DP is a game that comes out once in a generation. You never expect it to be anything more than a laughable trash title for $20, but winds up being incredibly competent, and overall great. My fiancee is 13hrs into the game, and we still have no idea who the killer is.

Of course, you may not get the quirkiness of the title. Having litterally psycotic people in a game makes for a lot of fun. The game, 13hrs in, is building a steady amount of tension, and it is fantastic.

I wasn't intending to take this thread too seriously, but if I'm going to be lectured at about what views I'm entitled to express then I'm going to have to take that sort of thing seriously, and respond to baseless criticisms.

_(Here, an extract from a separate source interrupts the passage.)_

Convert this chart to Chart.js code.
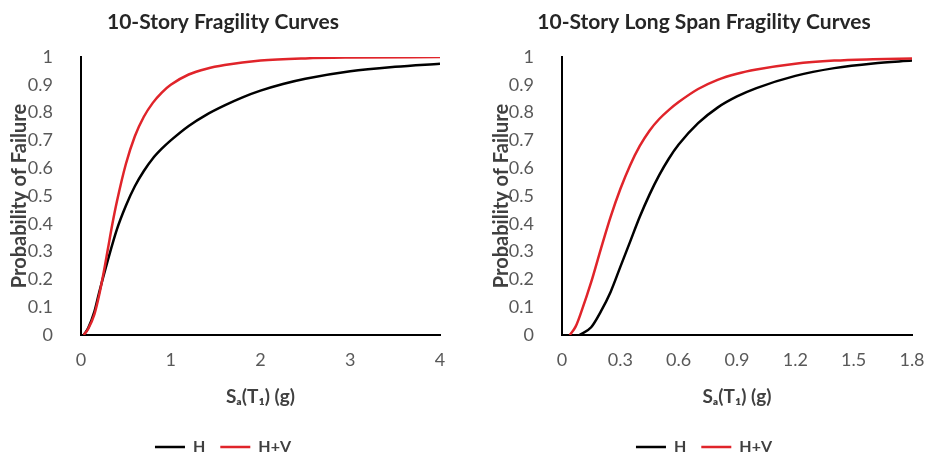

Firstly neither 10/10 nor 2/10 have anything to do with an objective reality. The scores either align with your opinion or they don't. Reality doesn't feature. The only reality is whether the game sells enough to make a return for the developer and publisher. Quality [overall] is entirely in the eye / experience of the beholder. A 2/10 is in fact a perfectly valid response to a game a reviewer regards as being a total PoS waste of time, what other score would you have them give? The 2/10 score was a serious score, the 10/10 score was somewhat of a piss take. Perhaps both are a mockery of game journalism, but it certainly appears to me that the 10/10 one is.

Secondly, I don't recall voicing any direct opinion on the quality or lack thereof of DP, so why are you taking me to task on something I didn't do? I was discussing the possible merits of giving a game a 10/10 when, in the opinion of the reviewer, the game is a "it's so bad it's good" kind of game: both in terms of the implications for such games in general and the underlying commentary it makes (wittingly or unwittingly) on the gaming media.



“The fundamental cause of the trouble is that in the modern world the stupid are cocksure while the intelligent are full of doubt.” - Bertrand Russell

"When the power of love overcomes the love of power, the world will know peace."